Hey, at least important things like mobile phones, ISP's, Google, Amazon, FedEx
and Starbucks aren't affected ;-)
In a wide-area simulcast-overlap paging system, the transmitters in the same
coverage area are carefully set to all transmit at exactly the same time.
That's fine. And very clever. But why is this "life safety" system tied to GPS,
to a particular vendor, to a particular model of receiver (that clearly states in the
documentation that it has a 1024 week / 19.6 year window of valid UTC times)?
Due to ignorance. This is why I have been working for over a decade to
spread the knowledge. What is "generally known" at time-nuts and PTTI
does not reach these folks. There is no common knowledge here.
So to me "synchronizing transmitters” means the control system sends the
traffic out to all the transmitters (over satellite) and tells them all to hold
the
messages in a buffer until “the big hand points straight up” or whatever data
command the system uses. (excuse the vernacular)

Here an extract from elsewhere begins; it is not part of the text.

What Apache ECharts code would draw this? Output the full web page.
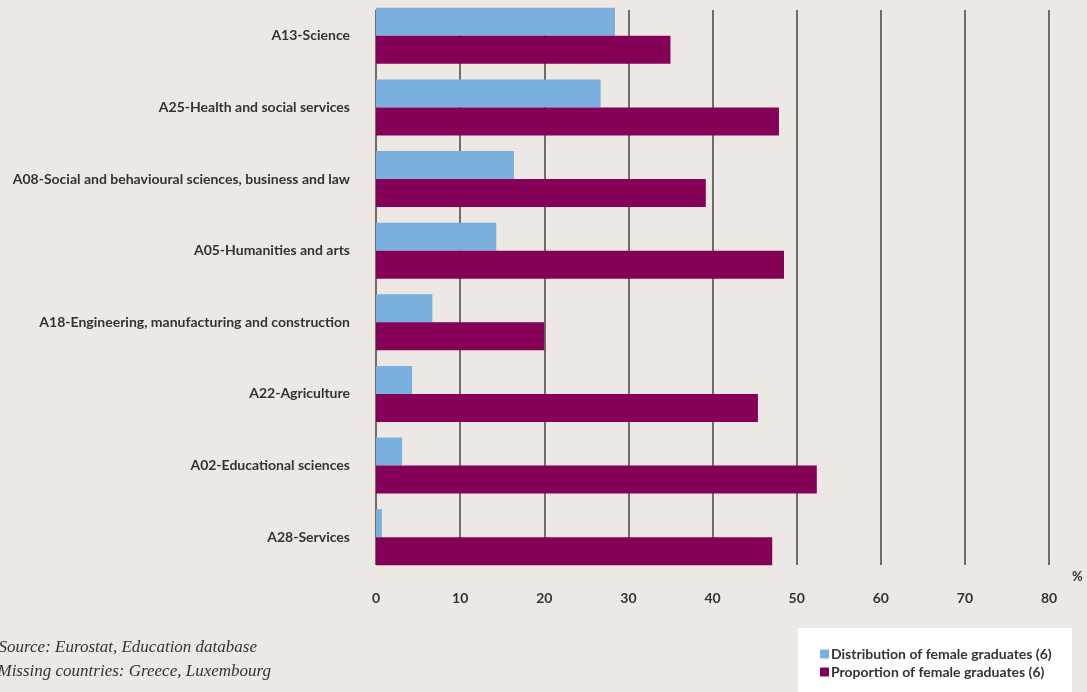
<!DOCTYPE html>
<html>
<head>
<meta charset="utf-8">
<script src="https://cdn.jsdelivr.net/npm/echarts@6/dist/echarts.min.js"></script>
<style>
  html, body { margin: 0; padding: 0; background: #ede8e4; }
  #chart { width: 1087px; height: 692px; }
</style>
</head>
<body>
<div id="chart"></div>
<script>
// Fields of education, listed top to bottom
const categories = [
  'A13-Science',
  'A25-Health and social services',
  'A08-Social and behavioural sciences, business and law',
  'A05-Humanities and arts',
  'A18-Engineering, manufacturing and construction',
  'A22-Agriculture',
  'A02-Educational sciences',
  'A28-Services'
];
const distributionFemale = [28.4, 26.7, 16.4, 14.3, 6.7, 4.3, 3.1, 0.7];
const proportionFemale = [35.0, 47.9, 39.2, 48.5, 20.0, 45.4, 52.4, 47.1];
const seriesNames = ['Distribution of female graduates (6)', 'Proportion of female graduates (6)'];
const sourceLines = ['Source: Eurostat, Education database', 'Missing countries: Greece, Luxembourg'];

const textColor = '#333333';
const labelFont = 'Lato, "Open Sans", sans-serif';

const chart = echarts.init(document.getElementById('chart'));
chart.setOption({
  backgroundColor: '#ede8e4',
  animation: false,
  grid: [
    { left: 376, width: 673, top: 0, height: 573 },
    { left: 376, width: 673, top: 10, height: 555 }
  ],
  xAxis: [
    {
      gridIndex: 0, type: 'value', min: 0, max: 80, interval: 10,
      axisLine: { show: false }, axisTick: { show: false },
      axisLabel: { show: false }, splitLine: { show: false }
    },
    {
      gridIndex: 1, type: 'value', min: 0, max: 80, interval: 10,
      axisLine: { show: false }, axisTick: { show: false },
      axisLabel: {
        margin: 26, color: textColor, fontFamily: labelFont,
        fontWeight: 'bold', fontSize: 14
      },
      splitLine: { show: true, showMinLine: true, showMaxLine: true,
        lineStyle: { color: '#444444', width: 1.5 } }
    }
  ],
  yAxis: [
    {
      gridIndex: 0, type: 'category', data: categories, inverse: true,
      axisLine: { show: false }, axisTick: { show: false },
      axisLabel: {
        margin: 26, color: textColor, fontFamily: labelFont,
        fontWeight: 'bold', fontSize: 14
      }
    },
    {
      gridIndex: 1, type: 'category', data: categories, inverse: true, show: false
    }
  ],
  legend: {
    orient: 'vertical', left: 815, top: 642,
    itemWidth: 9, itemHeight: 9, itemGap: 4, icon: 'rect',
    selectedMode: false,
    textStyle: { color: textColor, fontFamily: labelFont, fontWeight: 'bold', fontSize: 14, padding: [0, 0, 0, -3] },
    data: seriesNames
  },
  graphic: [
    { type: 'rect', z: 0, shape: { x: 798, y: 628, width: 274, height: 70 }, style: { fill: '#ffffff' } },
    { type: 'text', left: 1072, top: 570, style: { text: '%', fill: textColor, font: 'bold 13px ' + labelFont } },
    { type: 'text', x: 257, y: 648, style: { text: sourceLines[0], textAlign: 'right', textVerticalAlign: 'middle', fill: textColor, font: 'italic 17px "Liberation Serif", serif' } },
    { type: 'text', x: 271, y: 672, style: { text: sourceLines[1], textAlign: 'right', textVerticalAlign: 'middle', fill: textColor, font: 'italic 17px "Liberation Serif", serif' } }
  ],
  series: [
    {
      name: seriesNames[0], type: 'bar', xAxisIndex: 0, yAxisIndex: 0,
      data: distributionFemale, barWidth: 28, barGap: '0%',
      itemStyle: { color: '#7ab0de' }, z: 3
    },
    {
      name: seriesNames[1], type: 'bar', xAxisIndex: 0, yAxisIndex: 0,
      data: proportionFemale, barWidth: 28, barGap: '0%',
      itemStyle: { color: '#850057' }, z: 3
    }
  ]
});
</script>
</body>
</html>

Exactly. In most of the precise timing world the "big hand" is the "top of the
second", or the so-called 1 PPS pulse. The idea is that all 1PPS agree with each other,
whether from a cesium clock, or WWVB receiver, or NTP, or GPS (or any other GNSS system).
Since the paging system failed it sounds like it was synchronized to some
"hand" other than 1PPS. The rare GPS rollover events tend not to disrupt the
1PPS output -- it is still perfectly aligned with UTC -- which is why almost no one else
worries about the recent TBolt episode, or any other GPS receiver for that matter.
If they also extract the time, and several systems do that, then you are
out of luck thought.
There is great benefits in synchrocasting, something I have worked with
for over a decade too, but then delivering alternative to GPS dependence
on each station.
The problems being experienced right now appear to be the interface of the
ThunderBolt
with the Zetron Model 620 simulcast controller over TSIP. The Zetron box is
also called
a “wireless data encoder.”
Ah, ok. So do you or anyone have contact within Zetron? The easy fix would be
for them to upgrade their firmware and send out a patch. Probably cheaper than
supplying new receivers from Trimble. I don't know; for us, a s/w fix is easy
compared to a h/w fix or a h/w swap-out. But in the real world, once
technicians have driven to a remote installation, maybe there's no real
difference between a s/w fix and a h/w swap.
Might work out, but to be honest, don't hold your breath. Transmitter
vendors have not the best record of understanding the system aspects and
how they can contribute. Worth a try thought. Any user of GPS should
have a workaround for the 1024 weeks wrap-around if they use the time.
Oh, there is a lack of common specification of GPS user equipment
covering stuff like this, every little market have their "unique"
requirements. It ends up that they are not comparing notes, learning
from each other and find common strategies for common problems. Most of
the uniqueness is in interfacing to their environment.
It is not our goal to blame a particular piece of equipment for this problem.
Right, no need to blame. I think many of us would just want to pinpoint the
root cause of the problem, out of engineering curiosity. By root cause I mean
actual schematics or lines of source code. It's always been my hope, after
every one of these widespread infrastructure events, that the actual source
code or design decisions be published eventually so that we can all learn from
it.
No, it is treated as company secrets. We are far from the point where it
is open source and can be inspected by many eyes. You are expected to
buy a "black box" and trust the vendor to do the right thing. When the
vendor do not do the right thing, throw the box and buy a new one. Some
vendors have been black-listed in the process.
I just wished the vendors was acting better.
I had to go to Washington for this mess.